McDowell County is an American story that deserves a new chapter—one filled with promise, with goodwill, with the type of shared commitment that offers solid reasons to believe in a brighter future. Reconnecting McDowell, an unprecedented partnership of public and private groups is helping the citizens write this new chapter. It’s a revision befitting this small Appalachian community, seated deep in the mountains on the southern fringe of West Virginia, where too much of the narrative over the past half-century has been darkened by hardship, isolation and loss.
In the 1960s, the coal industry began pulling out of McDowell County, taking well-paying jobs with them. And while “boom-bust” cycles are common in local economies rooted in natural resources, McDowell County has been stuck on “bust” for 30 years running:
- In 1965, the county boasted more than 120,000 people. Today, barely 22,000 Americans call McDowell County home.
- Almost half the residents receive some form of public assistance.
- Among West Virginia counties, McDowell consistently ranks at or near the bottom in measures of health, income and education.
- The County is the sixth poorest one in the nation
- It leads the nation in the number of overdose deaths from narcotic pain medications
Reconnecting McDowell is a comprehensive, long-term effort to make educational improvement in McDowell County the route to a brighter economic future. Partners from business, foundations, government, nonprofit agencies and labor have committed, in a signed covenant, to seeking solutions to McDowell’s complex problems—poverty, underperforming schools, drug and alcohol abuse, housing shortages, limited medical services, and inadequate access to technology and transportation.
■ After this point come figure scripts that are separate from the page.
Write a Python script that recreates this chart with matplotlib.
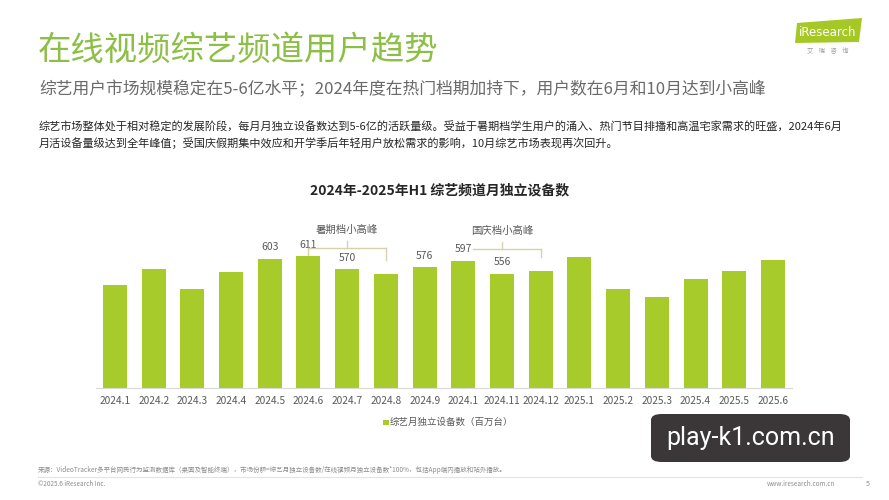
import matplotlib
matplotlib.use("Agg")
import matplotlib.pyplot as plt
from matplotlib.patches import Polygon, FancyBboxPatch, Rectangle

plt.rcParams['font.family'] = ['Noto Sans CJK SC', 'DejaVu Sans']

# ---------------- data ----------------
months = ["2024.1", "2024.2", "2024.3", "2024.4", "2024.5", "2024.6", "2024.7",
          "2024.8", "2024.9", "2024.1", "2024.11", "2024.12", "2025.1", "2025.2",
          "2025.3", "2025.4", "2025.5", "2025.6"]
devices = [519, 571, 506, 561, 603, 611, 570, 555, 576, 597, 556, 564,
           608, 507, 481, 540, 563, 598]
labeled_idx = [4, 5, 6, 8, 9, 10]
series_name = "综艺月独立设备数（百万台）"
chart_title = "2024年-2025年H1 综艺频道月独立设备数"
peak_labels = ["暑期档小高峰", "国庆档小高峰"]
peak_spans = [(5, 7), (9, 11)]

W, H = 889, 500
fig = plt.figure(figsize=(W / 100, H / 100), dpi=100)
fig.patch.set_facecolor("white")

def fx(x):
    return x / W

def fy(y):
    return 1 - y / H

BAR = "#a8cb2c"
GREEN_T = "#8cbf45"
BR = "#d6d2ad"

# ---------------- header text ----------------
fig.text(fx(38), fy(50), "在线视频综艺频道用户趋势", fontsize=24, color=GREEN_T,
         va="center", ha="left", weight="light")
fig.text(fx(39), fy(90), "综艺用户市场规模稳定在5-6亿水平；2024年度在热门档期加持下，用户数在6月和10月达到小高峰",
         fontsize=12.1, color="#6a6a6a", va="center", ha="left", weight="light")
fig.text(fx(39), fy(127),
         "综艺市场整体处于相对稳定的发展阶段，每月月独立设备数达到5-6亿的活跃量级。受益于暑期档学生用户的涌入、热门节目排播和高温宅家需求的旺盛，2024年6月",
         fontsize=8.0, color="#262626", va="center", ha="left")
fig.text(fx(39), fy(143),
         "月活设备量级达到全年峰值；受国庆假期集中效应和开学季后年轻用户放松需求的影响，10月综艺市场表现再次回升。",
         fontsize=8.0, color="#262626", va="center", ha="left")

# logo
logo = Polygon([[fx(797), fy(23)], [fx(862), fy(18)], [fx(859), fy(42)], [fx(795), fy(43)]],
               closed=True, transform=fig.transFigure, facecolor="#a5c825", edgecolor="none")
fig.patches.append(logo)
fig.text(fx(828), fy(32), "iResearch", fontsize=8.5, color="white", ha="center", va="center",
         family="DejaVu Sans")
fig.text(fx(828), fy(51), "艾    瑞    咨    询", fontsize=4.5, color="#9a9a9a", ha="center", va="center")

# chart title
fig.text(fx(440), fy(190), chart_title, fontsize=10, weight="bold", color="#262626",
         ha="center", va="center")

# ---------------- axes ----------------
n = len(months)
left_px, right_px = 95.6, 792.3
bottom_px, top_px = 387.5, 230.0
ymin = 197.0
upp = 3.15  # value units per pixel
ymax = ymin + (bottom_px - top_px) * upp

ax = fig.add_axes([fx(left_px), fy(bottom_px), (right_px - left_px) / W, (bottom_px - top_px) / H])
ax.set_xlim(-0.5, n - 0.5)
ax.set_ylim(ymin, ymax)
x = list(range(n))
ax.bar(x, devices, width=0.62, color=BAR, bottom=0, zorder=2)
for s in ["top", "right", "left"]:
    ax.spines[s].set_visible(False)
ax.spines["bottom"].set_color("#d9d9d9")
ax.spines["bottom"].set_linewidth(0.8)
ax.set_yticks([])
ax.set_xticks(x)
ax.set_xticklabels(months, fontsize=7.3, color="#595959")
ax.tick_params(axis="x", length=0, pad=6)
ax.patch.set_alpha(0)

for i in labeled_idx:
    ax.text(i, devices[i] + 36, str(devices[i]), ha="center", va="center",
            fontsize=7.5, color="#595959", clip_on=False)

# brackets
def bracket(i0, i1, level, label, left_gap=0.0):
    mid = (i0 + i1) / 2
    kw = dict(color=BR, lw=1.0, clip_on=False, zorder=3)
    ax.plot([i0 + left_gap, i1], [level, level], **kw)
    if left_gap == 0:
        ax.plot([i0, i0], [level, devices[i0] + 2], **kw)
    ax.plot([i1, i1], [level, devices[i1] + 45], **kw)
    ax.plot([mid, mid], [level, level + 22], **kw)
    ax.text(mid, level + 58, label, ha="center", va="center", fontsize=7.5,
            color="#595959", clip_on=False)

bracket(peak_spans[0][0], peak_spans[0][1], 636, peak_labels[0])
bracket(peak_spans[1][0], peak_spans[1][1], 633, peak_labels[1], left_gap=0.25)

# legend
fig.patches.append(Rectangle((fx(383), fy(425)), 5.5 / W, 5.5 / H, transform=fig.transFigure,
                             facecolor=BAR, edgecolor="none"))
fig.text(fx(390), fy(422), series_name, fontsize=6.8, color="#595959", ha="left", va="center")

# footer
fig.text(fx(38), fy(470),
         "来源：VideoTracker多平台网民行为监测数据库（桌面及智能终端），市场份额=综艺月独立设备数/在线视频月独立设备数*100%，包括App端内播放和站外播放。",
         fontsize=4.7, color="#8c8c8c", ha="left", va="center")
fig.lines.append(plt.Line2D([fx(38), fx(862)], [fy(477), fy(477)], transform=fig.transFigure,
                            color="#e3e3e3", lw=0.8))
fig.text(fx(38), fy(484), "©2025.6 iResearch Inc.", fontsize=4.6, color="#8c8c8c", ha="left", va="center")
fig.text(fx(835), fy(484), "www.iresearch.com.cn", fontsize=4.6, color="#8c8c8c", ha="right", va="center")
fig.text(fx(868), fy(484), "5", fontsize=5, color="#8c8c8c", ha="center", va="center")

# watermark
wm = FancyBboxPatch((fx(651), fy(462)), 199 / W, 48 / H, boxstyle="round,pad=0,rounding_size=0.012",
                    transform=fig.transFigure, facecolor="#3b3637", edgecolor="none")
fig.patches.append(wm)
fig.text(fx(751), fy(438), "play-k1.com.cn", fontsize=18, color="white", ha="center", va="center",
         family=["Roboto", "DejaVu Sans"])

fig.savefig("out.png", dpi=100, facecolor="white")
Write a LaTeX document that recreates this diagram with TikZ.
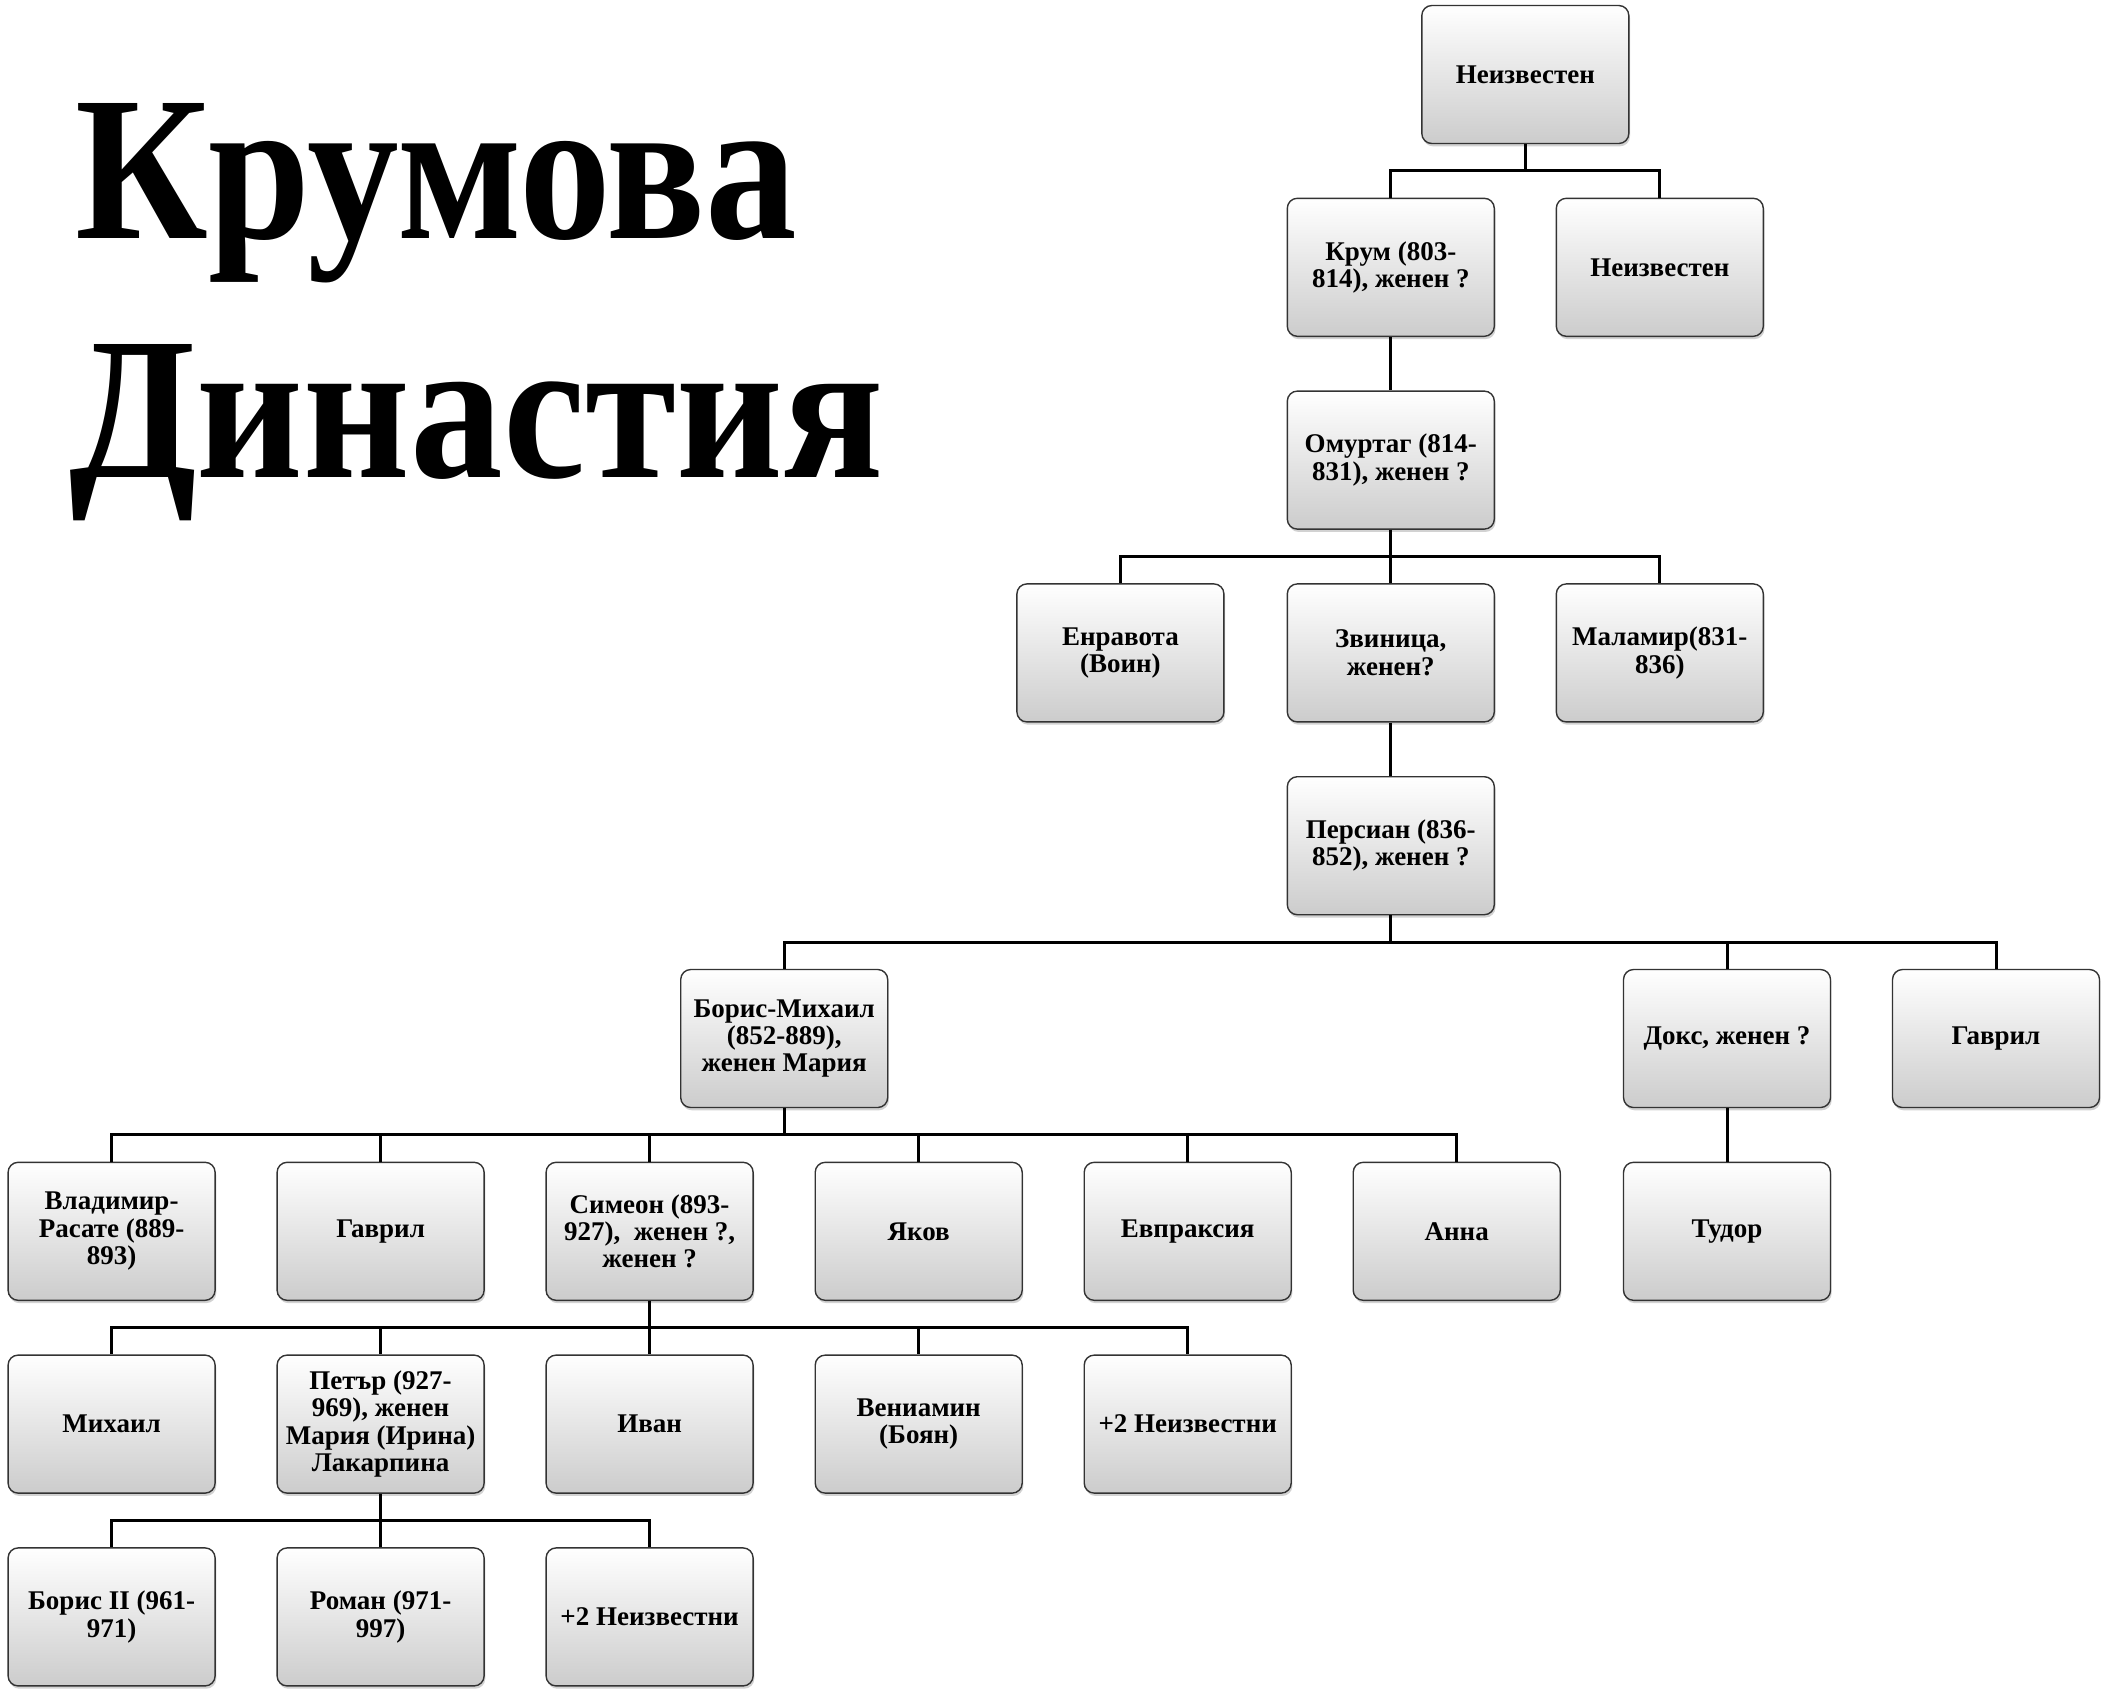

Each partner has agreed to provide services, money, products and/or expertise to lift McDowell County’s schools, students and their families.
None of this will be easy or quick; the problems in McDowell County have been decades in the making. But by working together with the amazing people who live there, and by assembling, coordinating and sustaining the educational, social and economic supports they need, we are confident that this resilient community will be on a path to reconnecting its hopes for the future.